§ **Exercise prompt**:
Below is a listing; write it out exactly and drop any images from it.

+ + + + + + +

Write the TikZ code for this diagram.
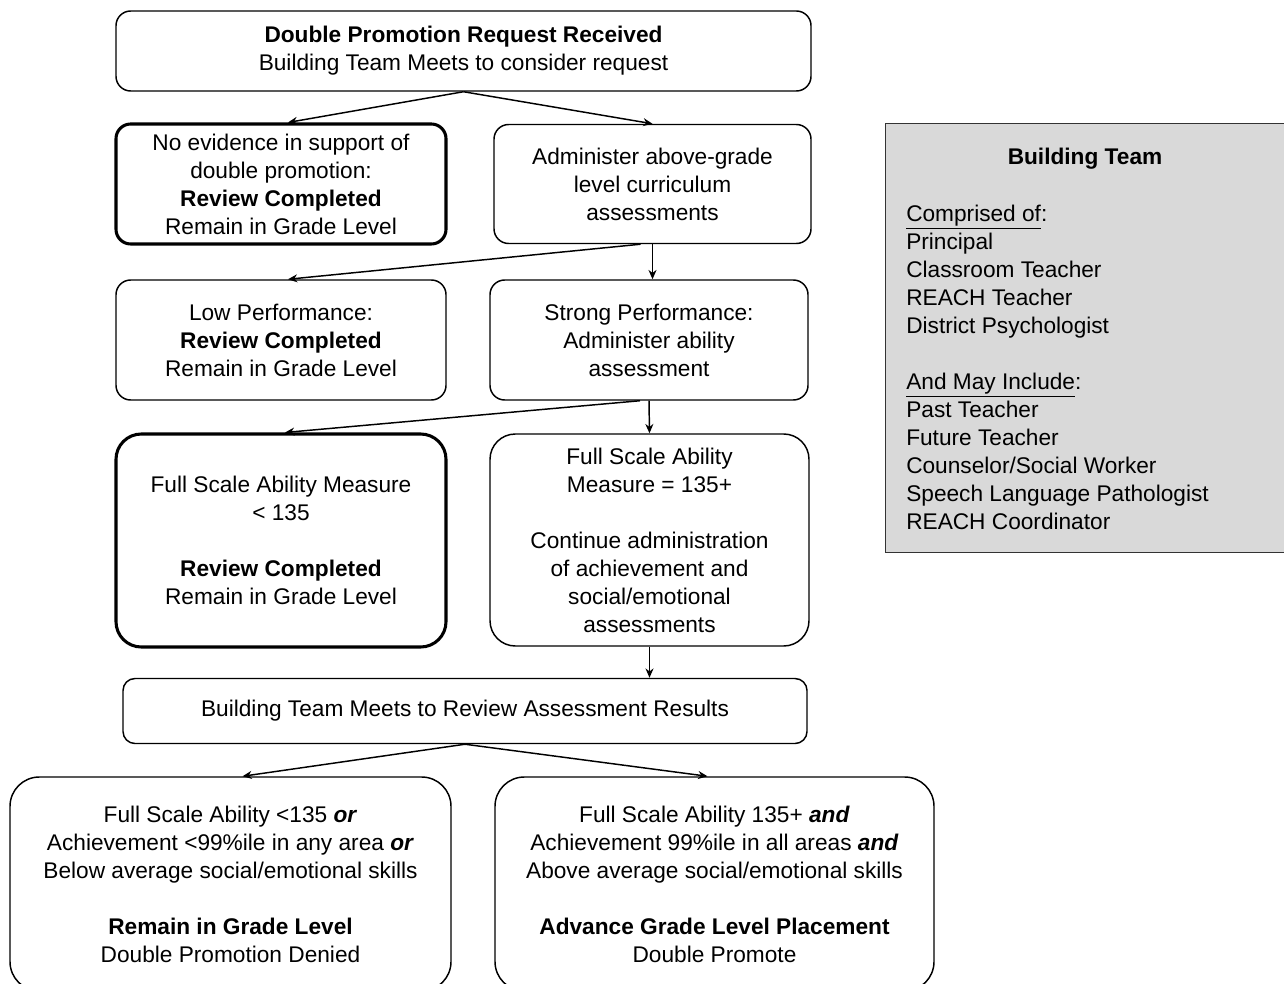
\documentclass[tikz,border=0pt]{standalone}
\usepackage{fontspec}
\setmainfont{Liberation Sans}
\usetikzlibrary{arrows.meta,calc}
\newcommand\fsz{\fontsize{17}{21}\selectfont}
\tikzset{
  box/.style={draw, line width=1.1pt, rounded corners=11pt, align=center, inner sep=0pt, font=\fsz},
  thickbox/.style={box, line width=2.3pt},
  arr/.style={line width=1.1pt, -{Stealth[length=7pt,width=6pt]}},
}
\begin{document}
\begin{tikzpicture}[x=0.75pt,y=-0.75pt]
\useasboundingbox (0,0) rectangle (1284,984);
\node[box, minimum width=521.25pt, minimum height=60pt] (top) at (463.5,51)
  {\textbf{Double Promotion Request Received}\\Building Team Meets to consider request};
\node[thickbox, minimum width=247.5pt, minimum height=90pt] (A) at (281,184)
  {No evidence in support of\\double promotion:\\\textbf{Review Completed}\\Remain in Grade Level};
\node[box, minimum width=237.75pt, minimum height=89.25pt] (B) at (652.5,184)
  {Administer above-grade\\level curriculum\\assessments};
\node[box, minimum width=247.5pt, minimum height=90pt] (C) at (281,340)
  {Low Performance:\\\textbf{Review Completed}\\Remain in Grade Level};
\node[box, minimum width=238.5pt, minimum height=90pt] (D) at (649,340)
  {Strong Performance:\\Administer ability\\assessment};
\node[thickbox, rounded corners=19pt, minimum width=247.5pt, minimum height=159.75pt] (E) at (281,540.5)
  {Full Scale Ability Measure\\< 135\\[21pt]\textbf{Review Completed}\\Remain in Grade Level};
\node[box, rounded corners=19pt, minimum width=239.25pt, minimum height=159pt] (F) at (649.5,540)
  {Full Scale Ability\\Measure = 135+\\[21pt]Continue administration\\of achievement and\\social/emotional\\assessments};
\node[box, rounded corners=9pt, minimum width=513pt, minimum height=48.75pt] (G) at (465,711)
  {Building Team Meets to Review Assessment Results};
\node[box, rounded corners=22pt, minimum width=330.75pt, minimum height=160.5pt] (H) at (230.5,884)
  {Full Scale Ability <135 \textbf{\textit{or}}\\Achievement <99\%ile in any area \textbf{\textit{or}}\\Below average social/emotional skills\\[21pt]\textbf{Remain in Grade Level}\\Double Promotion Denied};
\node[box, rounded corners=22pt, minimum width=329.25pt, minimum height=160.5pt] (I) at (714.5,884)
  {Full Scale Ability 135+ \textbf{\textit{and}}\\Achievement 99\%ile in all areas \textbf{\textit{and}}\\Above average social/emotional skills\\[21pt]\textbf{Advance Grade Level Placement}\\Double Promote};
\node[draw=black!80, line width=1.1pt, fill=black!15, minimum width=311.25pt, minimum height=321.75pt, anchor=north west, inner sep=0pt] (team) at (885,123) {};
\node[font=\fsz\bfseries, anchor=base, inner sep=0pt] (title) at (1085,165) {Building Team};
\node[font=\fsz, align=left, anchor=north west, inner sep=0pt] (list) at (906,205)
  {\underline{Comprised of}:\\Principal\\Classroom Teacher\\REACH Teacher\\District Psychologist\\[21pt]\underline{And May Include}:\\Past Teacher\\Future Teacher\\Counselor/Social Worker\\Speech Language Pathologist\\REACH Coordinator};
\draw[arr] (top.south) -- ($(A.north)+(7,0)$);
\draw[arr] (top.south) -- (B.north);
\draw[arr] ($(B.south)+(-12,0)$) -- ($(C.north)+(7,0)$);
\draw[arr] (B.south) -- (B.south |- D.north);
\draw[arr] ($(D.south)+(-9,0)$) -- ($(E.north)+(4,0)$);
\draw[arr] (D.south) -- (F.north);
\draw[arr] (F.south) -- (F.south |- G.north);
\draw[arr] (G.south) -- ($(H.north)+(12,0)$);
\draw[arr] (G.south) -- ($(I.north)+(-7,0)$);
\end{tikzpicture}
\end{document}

+ + + + + + +

§ **Reply to the exercise**:
Write the TikZ code for this diagram.
\documentclass[tikz,border=0pt]{standalone}
\usepackage{fontspec}
\setmainfont{Liberation Sans}
\usetikzlibrary{arrows.meta,calc}
\newcommand\fsz{\fontsize{17}{21}\selectfont}
\tikzset{
  box/.style={draw, line width=1.1pt, rounded corners=11pt, align=center, inner sep=0pt, font=\fsz},
  thickbox/.style={box, line width=2.3pt},
  arr/.style={line width=1.1pt, -{Stealth[length=7pt,width=6pt]}},
}
\begin{document}
\begin{tikzpicture}[x=0.75pt,y=-0.75pt]
\useasboundingbox (0,0) rectangle (1284,984);
\node[box, minimum width=521.25pt, minimum height=60pt] (top) at (463.5,51)
  {\textbf{Double Promotion Request Received}\\Building Team Meets to consider request};
\node[thickbox, minimum width=247.5pt, minimum height=90pt] (A) at (281,184)
  {No evidence in support of\\double promotion:\\\textbf{Review Completed}\\Remain in Grade Level};
\node[box, minimum width=237.75pt, minimum height=89.25pt] (B) at (652.5,184)
  {Administer above-grade\\level curriculum\\assessments};
\node[box, minimum width=247.5pt, minimum height=90pt] (C) at (281,340)
  {Low Performance:\\\textbf{Review Completed}\\Remain in Grade Level};
\node[box, minimum width=238.5pt, minimum height=90pt] (D) at (649,340)
  {Strong Performance:\\Administer ability\\assessment};
\node[thickbox, rounded corners=19pt, minimum width=247.5pt, minimum height=159.75pt] (E) at (281,540.5)
  {Full Scale Ability Measure\\< 135\\[21pt]\textbf{Review Completed}\\Remain in Grade Level};
\node[box, rounded corners=19pt, minimum width=239.25pt, minimum height=159pt] (F) at (649.5,540)
  {Full Scale Ability\\Measure = 135+\\[21pt]Continue administration\\of achievement and\\social/emotional\\assessments};
\node[box, rounded corners=9pt, minimum width=513pt, minimum height=48.75pt] (G) at (465,711)
  {Building Team Meets to Review Assessment Results};
\node[box, rounded corners=22pt, minimum width=330.75pt, minimum height=160.5pt] (H) at (230.5,884)
  {Full Scale Ability <135 \textbf{\textit{or}}\\Achievement <99\%ile in any area \textbf{\textit{or}}\\Below average social/emotional skills\\[21pt]\textbf{Remain in Grade Level}\\Double Promotion Denied};
\node[box, rounded corners=22pt, minimum width=329.25pt, minimum height=160.5pt] (I) at (714.5,884)
  {Full Scale Ability 135+ \textbf{\textit{and}}\\Achievement 99\%ile in all areas \textbf{\textit{and}}\\Above average social/emotional skills\\[21pt]\textbf{Advance Grade Level Placement}\\Double Promote};
\node[draw=black!80, line width=1.1pt, fill=black!15, minimum width=311.25pt, minimum height=321.75pt, anchor=north west, inner sep=0pt] (team) at (885,123) {};
\node[font=\fsz\bfseries, anchor=base, inner sep=0pt] (title) at (1085,165) {Building Team};
\node[font=\fsz, align=left, anchor=north west, inner sep=0pt] (list) at (906,205)
  {\underline{Comprised of}:\\Principal\\Classroom Teacher\\REACH Teacher\\District Psychologist\\[21pt]\underline{And May Include}:\\Past Teacher\\Future Teacher\\Counselor/Social Worker\\Speech Language Pathologist\\REACH Coordinator};
\draw[arr] (top.south) -- ($(A.north)+(7,0)$);
\draw[arr] (top.south) -- (B.north);
\draw[arr] ($(B.south)+(-12,0)$) -- ($(C.north)+(7,0)$);
\draw[arr] (B.south) -- (B.south |- D.north);
\draw[arr] ($(D.south)+(-9,0)$) -- ($(E.north)+(4,0)$);
\draw[arr] (D.south) -- (F.north);
\draw[arr] (F.south) -- (F.south |- G.north);
\draw[arr] (G.south) -- ($(H.north)+(12,0)$);
\draw[arr] (G.south) -- ($(I.north)+(-7,0)$);
\end{tikzpicture}
\end{document}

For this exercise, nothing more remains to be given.